10 Reasons My Toddler Thinks I’m A Killjoy

I have a toddler, in fact he’s hardly more than a wobbler at only 15 months old and he has proved as the youngest of three, he is a fearsome fearless force to be reckoned with.

Here follows 10 totally legit and genuine sentences I used yesterday in a 37 minute time frame.

1. No. You can not play with the empty glass jars you have just dug out of the dust bin.

2. No. You can not break the ‘childproof’ (pah!) lock on the under sink press and suck on the top of a bleach bottle.
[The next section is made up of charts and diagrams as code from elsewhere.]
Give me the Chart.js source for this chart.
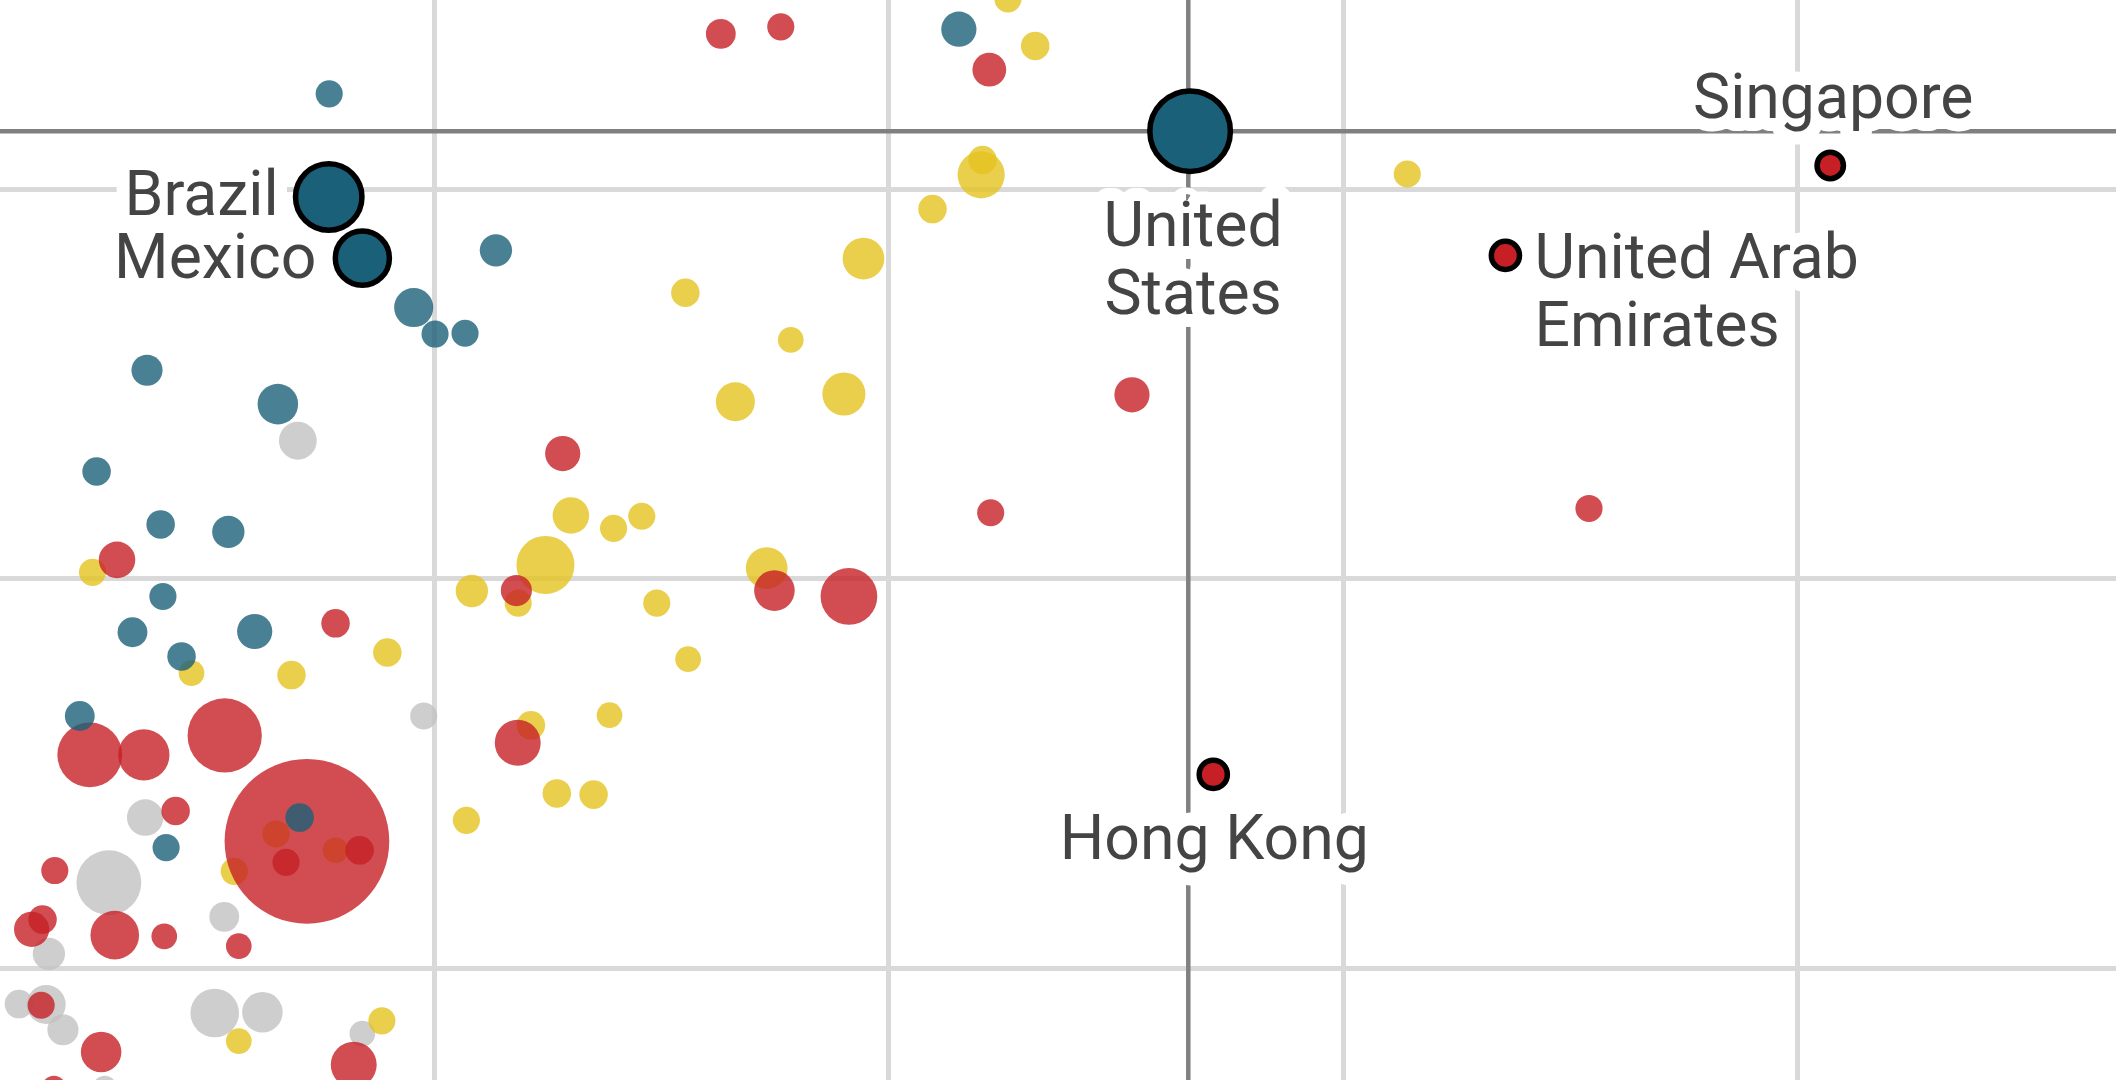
<!DOCTYPE html>
<html>
<head>
<meta charset="utf-8">
<title>Bubble chart</title>
<script src="https://cdn.jsdelivr.net/npm/chart.js@4"></script>
<style>
    html, body { margin: 0; padding: 0; background: #fff; }
    canvas { display: block; }
</style>
</head>
<body>
<canvas id="myChart" width="2116" height="1080"></canvas>
<script>
// values, population-like size for each bubble
const grayX = [69.9, 97.6, 36.3, 28.3, 53.7, 15.1, 8.5, 14.5, 18.2, 51.6, 62.1, 84.1, 27.4];
const grayY = [335.5, 264.8, 238.7, 222, 213.2, 203.7, 190.8, 190.7, 184.2, 188.5, 188.7, 183.2, 169.3];
const graySize = [74, 38, 69, 217, 46, 54, 42, 79, 50, 122, 85, 34, 30];

const yellowX = [226.2, 232.2, 220.6, 220.3, 209.6, 194.4, 155.2, 178.4, 166.2, 190.1, 130, 145.6, 139.4, 314.1, 124.4, 173.1, 24.7, 108.2, 118.4, 148.9, 155.8, 89.6, 68.5, 46.5, 121.2, 138.5, 126.9, 135, 107, 65.1, 78.2, 55.9, 88.4, 56.9];
const yellowY = [449, 436.9, 407.6, 403.8, 395, 382.3, 373.5, 361.4, 345.5, 347.5, 316.3, 316.1, 313, 404, 303.6, 302.8, 301.7, 296.9, 293.8, 293.8, 279.4, 281.1, 275.3, 275.8, 262.4, 265, 244.9, 244.6, 238, 234.5, 230.3, 224.9, 186.5, 181.3];
const yellowSize = [38, 42, 42, 115, 42, 90, 42, 34, 79, 96, 69, 38, 38, 38, 174, 90, 38, 54, 38, 38, 34, 42, 42, 34, 42, 34, 42, 42, 38, 38, 34, 38, 38, 34];

const redX = [163, 176.2, 222.1, 128.2, 222.4, 253.5, 354.1, 30.1, 78.2, 118, 174.8, 191.2, 24.1, 36, 53.8, 118.3, 71.9, 43, 67.3, 83.5, 16.4, 13.7, 11.3, 29.6, 40.5, 56.9, 13.4, 26.6, 82.2, 16.2];
const redY = [440, 441.8, 430.8, 332.2, 317, 347.3, 318.1, 304.9, 288.6, 297, 297, 295.5, 254.8, 254.8, 259.8, 257.9, 232.6, 240.4, 227.2, 230.3, 225.1, 212.5, 210, 208.5, 208.2, 205.7, 190.5, 178.5, 175.2, 169.3];
const redSize = [46, 38, 59, 64, 38, 64, 38, 69, 42, 50, 85, 166, 217, 136, 285, 109, 1401, 42, 38, 42, 38, 42, 64, 122, 34, 34, 38, 85, 109, 30];

const blueX = [215.4, 76.8, 113.5, 95.4, 100.1, 106.7, 36.7, 65.5, 25.6, 39.7, 54.6, 40.2, 33.5, 60.4, 44.3, 21.9, 70.3, 40.9];
const blueY = [441.2, 424.6, 384.4, 369.7, 362.9, 363.1, 353.6, 344.9, 327.6, 314, 312.1, 295.5, 286.3, 286.5, 280.1, 264.8, 238.7, 231];
const blueSize = [64, 38, 54, 79, 38, 38, 50, 85, 42, 42, 54, 38, 46, 64, 42, 46, 42, 38];

const namedBlueX = [266.3, 76.7, 84.1];
const namedBlueY = [415, 398.1, 382.4];
const namedBlueSize = [335, 228, 151];

const namedRedX = [407.2, 335.7, 271.4];
const namedRedY = [406.2, 383.1, 249.8];
const namedRedSize = [36, 41, 41];

const meanX = 265.9;
const meanY = 415;
const gridStep = 100;

function bubbles(xs, ys, sizes) {
    return xs.map((x, i) => ({ x: x, y: ys[i], r: 2.2 * Math.sqrt(sizes[i]) }));
}

// country names, placed around their point
const labels = [
    { lines: ['United', 'States'], x: namedBlueX[0], y: namedBlueY[0], dx: 3, dy: 115, align: 'center' },
    { lines: ['Brazil'], x: namedBlueX[1], y: namedBlueY[1], dx: -50, dy: 18, align: 'right' },
    { lines: ['Mexico'], x: namedBlueX[2], y: namedBlueY[2], dx: -46, dy: 20, align: 'right' },
    { lines: ['Singapore'], x: namedRedX[0], y: namedRedY[0], dx: 3, dy: -47, align: 'center' },
    { lines: ['United Arab', 'Emirates'], x: namedRedX[1], y: namedRedY[1], dx: 29, dy: 23, align: 'left' },
    { lines: ['Hong Kong'], x: namedRedX[2], y: namedRedY[2], dx: 1, dy: 85, align: 'center' }
];

const labelPlugin = {
    id: 'countryLabels',
    afterDatasetsDraw(chart) {
        const ctx = chart.ctx;
        ctx.save();
        ctx.font = '400 62.5px Roboto';
        ctx.textBaseline = 'alphabetic';
        ctx.lineJoin = 'round';
        labels.forEach(l => {
            const px = chart.scales.x.getPixelForValue(l.x) + l.dx;
            const py = chart.scales.y.getPixelForValue(l.y) + l.dy;
            ctx.textAlign = l.align;
            l.lines.forEach((line, i) => {
                ctx.strokeStyle = '#fff';
                ctx.lineWidth = 26;
                ctx.strokeText(line, px, py + i * 68);
            });
            ctx.fillStyle = '#444';
            l.lines.forEach((line, i) => ctx.fillText(line, px, py + i * 68));
        });
        ctx.restore();
    }
};

const config = {
    type: 'bubble',
    data: {
        datasets: [
            { data: bubbles(namedBlueX, namedBlueY, namedBlueSize), backgroundColor: '#1b6079', borderColor: '#000', borderWidth: 5.5, order: 0 },
            { data: bubbles(namedRedX, namedRedY, namedRedSize), backgroundColor: '#c62026', borderColor: '#000', borderWidth: 5.5, order: 0 },
            { data: bubbles(blueX, blueY, blueSize), backgroundColor: 'rgba(27,96,121,0.8)', borderWidth: 0, order: 1 },
            { data: bubbles(redX, redY, redSize), backgroundColor: 'rgba(198,32,38,0.8)', borderWidth: 0, order: 2 },
            { data: bubbles(yellowX, yellowY, yellowSize), backgroundColor: 'rgba(229,195,32,0.8)', borderWidth: 0, order: 3 },
            { data: bubbles(grayX, grayY, graySize), backgroundColor: 'rgba(194,194,194,0.8)', borderWidth: 0, order: 4 },
            // average lines
            { type: 'line', data: [{ x: 0, y: meanY }, { x: 500, y: meanY }], borderColor: '#808080', borderWidth: 4.5, pointRadius: 0, order: 5 },
            { type: 'line', data: [{ x: meanX, y: 100 }, { x: meanX, y: 500 }], borderColor: '#808080', borderWidth: 4.5, pointRadius: 0, order: 5 }
        ]
    },
    options: {
        responsive: false,
        animation: false,
        layout: { padding: 0, autoPadding: false },
        plugins: {
            legend: { display: false },
            tooltip: { enabled: false }
        },
        scales: {
            x: {
                type: 'linear',
                min: 4.34,
                max: 470.1,
                border: { display: false },
                grid: { color: '#d9d9d9', lineWidth: 5, drawTicks: false },
                ticks: { display: false, stepSize: gridStep, includeBounds: false }
            },
            y: {
                type: 'linear',
                min: 171.3,
                max: 448.7,
                border: { display: false },
                grid: { color: '#d9d9d9', lineWidth: 5, drawTicks: false },
                ticks: { display: false, stepSize: gridStep, includeBounds: false }
            }
        }
    },
    plugins: [labelPlugin]
};

document.fonts.load('400 62.5px Roboto').finally(() => {
    new Chart(document.getElementById('myChart'), config);
});
</script>
</body>
</html>
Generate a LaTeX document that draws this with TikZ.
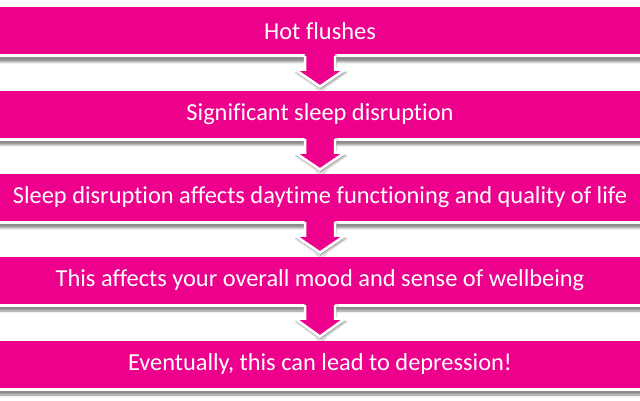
\documentclass[tikz,border=0pt]{standalone}
\usepackage{fontspec}
\setmainfont[Ligatures=NoCommon]{Carlito}
\usetikzlibrary{calc,shadows.blur}
\definecolor{mag}{HTML}{EC008C}
\tikzset{
  x=1pt,y=1pt,
  bar/.style={fill=mag, draw=white, line width=3pt, minimum width=646pt, minimum height=50pt,
    inner sep=0pt, text=white, font=\fontsize{24.4}{28}\selectfont,
    blur shadow={shadow xshift=0pt, shadow yshift=-6pt, shadow blur steps=6, shadow blur radius=2pt, shadow opacity=45}},
  arrowfill/.style={fill=mag,
    blur shadow={shadow xshift=1pt, shadow yshift=-3pt, shadow blur steps=5, shadow blur radius=2pt, shadow opacity=40}},
  arrowedge/.style={draw=white, line width=2.5pt, line join=miter},
}
\newcommand{\downarrowshape}[2]{%
  \path[arrowfill] ($(#1.south)+(-15,4)$) -- ($(#1.south)+(-15,-12)$) -- ($(#1.south)+(-25,-12)$)
     -- ($(#2.north)+(0,1)$) -- ($(#1.south)+(25,-12)$) -- ($(#1.south)+(15,-12)$) -- ($(#1.south)+(15,4)$) -- cycle;
  \draw[arrowedge] ($(#1.south)+(-15,1.5)$) -- ($(#1.south)+(-15,-12)$) -- ($(#1.south)+(-25,-12)$)
     -- ($(#2.north)+(0,1)$) -- ($(#1.south)+(25,-12)$) -- ($(#1.south)+(15,-12)$) -- ($(#1.south)+(15,1.5)$);
}
\begin{document}
\begin{tikzpicture}
\useasboundingbox (0,0) rectangle (640,400);
\node[bar] (b1) at (320,369) {Hot flushes};
\node[bar] (b2) at (320,286) {Significant sleep disruption};
\node[bar] (b3) at (320,203) {Sleep disruption affects daytime functioning and quality of life};
\node[bar] (b4) at (320,120) {This affects your overall mood and sense of wellbeing};
\node[bar] (b5) at (320,36) {Eventually, this can lead to depression!};
\downarrowshape{b1}{b2}
\downarrowshape{b2}{b3}
\downarrowshape{b3}{b4}
\downarrowshape{b4}{b5}
\end{tikzpicture}
\end{document}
3. No. You can not climb on a kitchen chair so as you can get on the kitchen table to run from side to side,stop just teetering at the edge then stick your toes in the butter.

4. No. You can not stand on that other kitchen chair so as you can stab a banana with coloring pencils.

5. No. You can not carry the kitten by her head and offer her up to me like a sacrificial gift. You are not Rafiki. He is not Simba. This is not The Lion King.

6. No. You can not climb into the pots and pans drawer to balance hands free on a stack of frying pans.

8. No. You can not use the handles of the drawers like a ladder to climb up to the electric hob and see what’s cookin’.

9. No. You can not sprint at high speed on those little chubby legs down the hall because you’ve noticed someone has left the bathroom door open thus allowing you access to the toilet bowl, plunger and toilet brush…much as I know you love those items.

10. No. You can not. You just can not…whatever crazy unhinged wild bright idea your hatching next. You can not.